Earlier this month, we talked about the launch of Microsoft's first web browser, Internet Explorer 1.0, back in 1995. It was a pretty bare-bones browser, but Microsoft quickly updated it with a 2.0 version later that year, followed by 3.0 in 1996, 4.0 in 1997, and 5.0 in 1999.
On August 24, 2001, 22 years ago this week, Microsoft Internet Explorer 6.0 was released, a couple of months before the company's next consumer OS, Windows XP, was launched. The browser, which we will refer to as IE6 from now on, quickly dominated the market with a share as high as 90 percent at one point in 2004.
However, the release of IE6 might have been the start of a major turning point in Microsoft's command of the browser market. That's because of three developments, all of which led into each other. The first was that Microsoft basically decided, after six major releases of IE, to take a step back and not try to develop and release a major feature update to IE6 as quickly as previous IE versions has been updated in the past.
That lack of active development led to the discovery of a number of serious security flaws in IE6. As reported by ZDNet at the time, in 2004 security researchers found lots of issues in the browser. These flaws were being used by hackers to infect the PCs of IE6 users by them just visiting infected websites. The security issues let IE6 to download malware directly to PCs via those sites.
Those flaws in Microsoft's web browser got so bad that, in June 2004, the US government had to issue an advisory asking PC owners not to use IE6 without certain precautions. An archived post from the US Computer Emergency Readiness Team (US-CERT) at Carnegie Mellon University describes the issue:
Microsoft Internet Explorer (IE) does not adequately validate the security context of a frame that has been redirected by a web server. An attacker could exploit this vulnerability to evaluate script in different security domains. By causing script to be evaluated in the Local Machine Zone, the attacker could execute arbitrary code with the privileges of the user running IE.
Microsoft did issue patches to try to correct these issues, but US-CERT also advised IE6 users to disable Active scripting and ActiveX controls in the browser or just use another browser completely.
That piece of advice led to the third development, which was the release of Mozilla's Firefox browser. Launched in November 2004, the free and open-source browser had lots of new features and fewer security issues compared to IE6, and it quickly became a popular alternative.
As a result, Microsoft never dominated the web browser market share again as it did at the peak of IE6 in 2004. That was especially true after the launch of Google's Chrome browser which launched a few years later in 2008.

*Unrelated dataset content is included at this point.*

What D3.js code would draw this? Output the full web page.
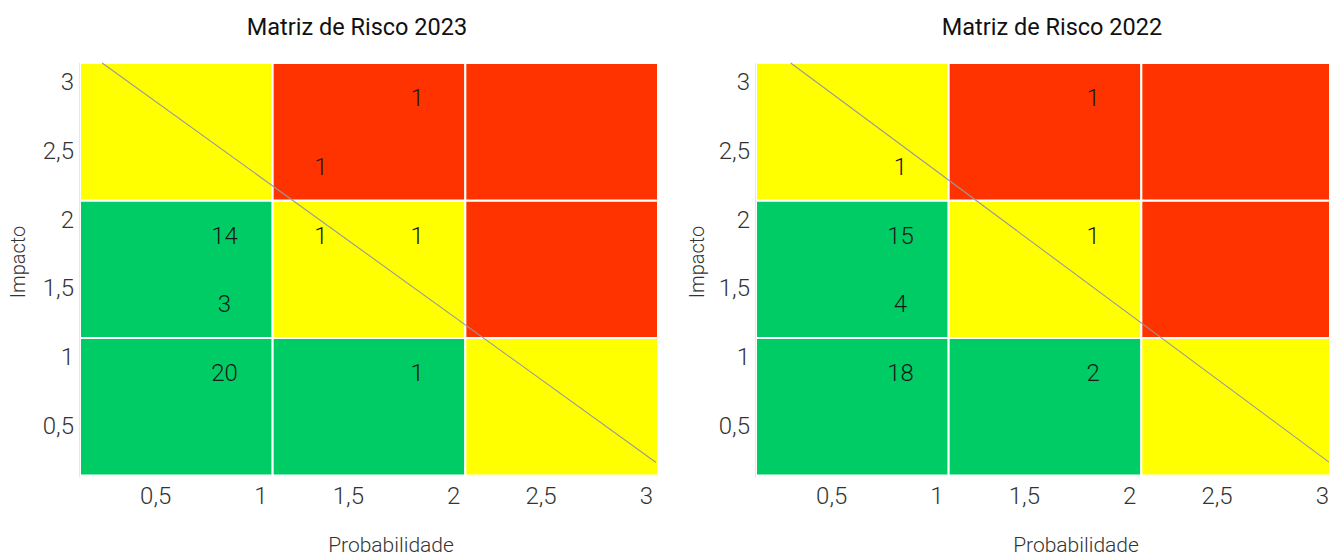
<!DOCTYPE html>
<html>
<head>
<meta charset="utf-8">
<script src="https://cdn.jsdelivr.net/npm/d3@7"></script>
<style>
  html, body { margin: 0; padding: 0; background: #fff; }
  svg { display: block; }
  text { font-family: Roboto, "Noto Sans", sans-serif; }
</style>
</head>
<body>
<svg id="chart" width="1329" height="557"></svg>
<script>
// ---- Data ----
const titles = ["Matriz de Risco 2023", "Matriz de Risco 2022"];
const xTickValues = [0.5, 1, 1.5, 2, 2.5, 3];
const yTickValues = [0.5, 1, 1.5, 2, 2.5, 3];
const xAxisTitle = "Probabilidade";
const yAxisTitle = "Impacto";

// risk level per cell: rows = impact band [0-1, 1-2, 2-3], cols = probability band [0-1, 1-2, 2-3]
const probBands = [0, 1, 2];
const impactBands = [0, 1, 2];
const riskLevels = [
  ["baixo", "baixo", "medio"],
  ["baixo", "medio", "alto"],
  ["medio", "alto", "alto"]
];
const riskColors = { baixo: "#00cc66", medio: "#ffff00", alto: "#ff3300" };

const probability2023 = [1.75, 1.25, 0.75, 1.25, 1.75, 0.75, 0.75, 1.75];
const impact2023      = [2.75, 2.25, 1.75, 1.75, 1.75, 1.25, 0.75, 0.75];
const count2023       = [1, 1, 14, 1, 1, 3, 20, 1];

const probability2022 = [1.75, 0.75, 0.75, 1.75, 0.75, 0.75, 1.75];
const impact2022      = [2.75, 2.25, 1.75, 1.75, 1.25, 0.75, 0.75];
const count2022       = [1, 1, 15, 1, 4, 18, 2];

// diagonal reference line (probability, impact)
const line2023X = [0.115, 2.99];
const line2023Y = [3, 0.095];
const line2022X = [0.18, 3];
const line2022Y = [3, 0.07];

const fmt = v => String(v).replace(".", ",");

const svg = d3.select("#chart");

function drawPanel(opts) {
  const g = svg.append("g");
  const x = d3.scaleLinear().domain([0, 3]).range([opts.left, opts.left + 578]);
  const y = d3.scaleLinear().domain([0, 3]).range([475.5, 63]);

  // cells
  const cells = [];
  impactBands.forEach((ib, r) => probBands.forEach((pb, c) => {
    cells.push({ p: pb, i: ib, level: riskLevels[r][c] });
  }));
  g.selectAll("rect.cell").data(cells).enter().append("rect")
    .attr("class", "cell")
    .attr("x", d => x(d.p))
    .attr("y", d => y(d.i + 1))
    .attr("width", d => x(d.p + 1) - x(d.p))
    .attr("height", d => y(d.i) - y(d.i + 1))
    .attr("fill", d => riskColors[d.level])
    .attr("stroke", "#ffffff")
    .attr("stroke-width", 2);

  // faint y axis line
  g.append("line")
    .attr("x1", x(0) - 0.5).attr("x2", x(0) - 0.5)
    .attr("y1", y(3)).attr("y2", y(0) + 1.5)
    .attr("stroke", "#e3e8f0").attr("stroke-width", 1);

  // diagonal
  const pts = opts.lineX.map((v, k) => [v, opts.lineY[k]]);
  g.append("path")
    .attr("d", d3.line().x(d => x(d[0])).y(d => y(d[1]))(pts))
    .attr("fill", "none")
    .attr("stroke", "#999")
    .attr("stroke-width", 1.1);

  // counts
  const pts2 = opts.counts.map((c, k) => ({ p: opts.probs[k], i: opts.imps[k], c }));
  g.selectAll("text.count").data(pts2).enter().append("text")
    .attr("class", "count")
    .attr("x", d => x(d.p))
    .attr("y", d => y(d.i))
    .attr("dy", "0.36em")
    .attr("text-anchor", "middle")
    .attr("font-size", 24)
    .attr("font-weight", 300)
    .attr("fill", "#1a1a1a")
    .text(d => d.c);

  // x tick labels
  g.selectAll("text.xt").data(xTickValues).enter().append("text")
    .attr("class", "xt")
    .attr("x", d => x(d) - 5)
    .attr("y", 503.5)
    .attr("text-anchor", "end")
    .attr("font-size", 24)
    .attr("font-weight", 300)
    .attr("fill", "#333")
    .text(fmt);

  // y tick labels
  g.selectAll("text.yt").data(yTickValues).enter().append("text")
    .attr("class", "yt")
    .attr("x", x(0) - 6)
    .attr("y", d => y(d) + 27)
    .attr("text-anchor", "end")
    .attr("font-size", 24)
    .attr("font-weight", 300)
    .attr("fill", "#333")
    .text(fmt);

  // title
  g.append("text")
    .attr("x", opts.titleX).attr("y", 35)
    .attr("text-anchor", "middle")
    .attr("font-size", 23.5)
    .attr("fill", "#111")
    .text(opts.title);

  // axis titles
  g.append("text")
    .attr("x", opts.xTitleX).attr("y", 552)
    .attr("text-anchor", "middle")
    .attr("font-size", 21)
    .attr("font-weight", 300)
    .attr("fill", "#333")
    .text(xAxisTitle);

  g.append("text")
    .attr("transform", `translate(${opts.yTitleX},262) rotate(-90)`)
    .attr("text-anchor", "middle")
    .attr("font-size", 20)
    .attr("font-weight", 300)
    .attr("fill", "#333")
    .text(yAxisTitle);
}

drawPanel({
  left: 80, title: titles[0], titleX: 357, xTitleX: 391, yTitleX: 25,
  probs: probability2023, imps: impact2023, counts: count2023,
  lineX: line2023X, lineY: line2023Y
});
drawPanel({
  left: 756, title: titles[1], titleX: 1052, xTitleX: 1076, yTitleX: 704,
  probs: probability2022, imps: impact2022, counts: count2022,
  lineX: line2022X, lineY: line2022Y
});
</script>
</body>
</html>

Microsoft finally released Internet Explorer 7.0 in October 2006, over five years after the release of IE6. Yet, Microsoft's buggy browser still was used by lots of people around the world several years later. In 2011, Microsoft launched a marketing campaign called IE6 Countdown, urging users to stop using the old web browser 10 years after it launched. That campaign eventually succeeded in that goal.
Of course, now the IE brand itself has been eliminated completely as Microsoft moved on with its Edge browser. Updates to browsers, and indeed major software products as a whole, have also evolved beyond what they were in 2004, as new features and bug fixes are released at a far more rapid and regular pace than ever, thanks in part to the rise of fast broadband internet speeds.
Microsoft's complacency with the launch of IE6 22 years ago was a big reason why rivals were able to beat the company in the browser wars, and that continues to this day. While Firefox is not as popular as it once was, Chrome and Apple's Safari both top Microsoft Edge in use, according to StatCounter's most recent numbers.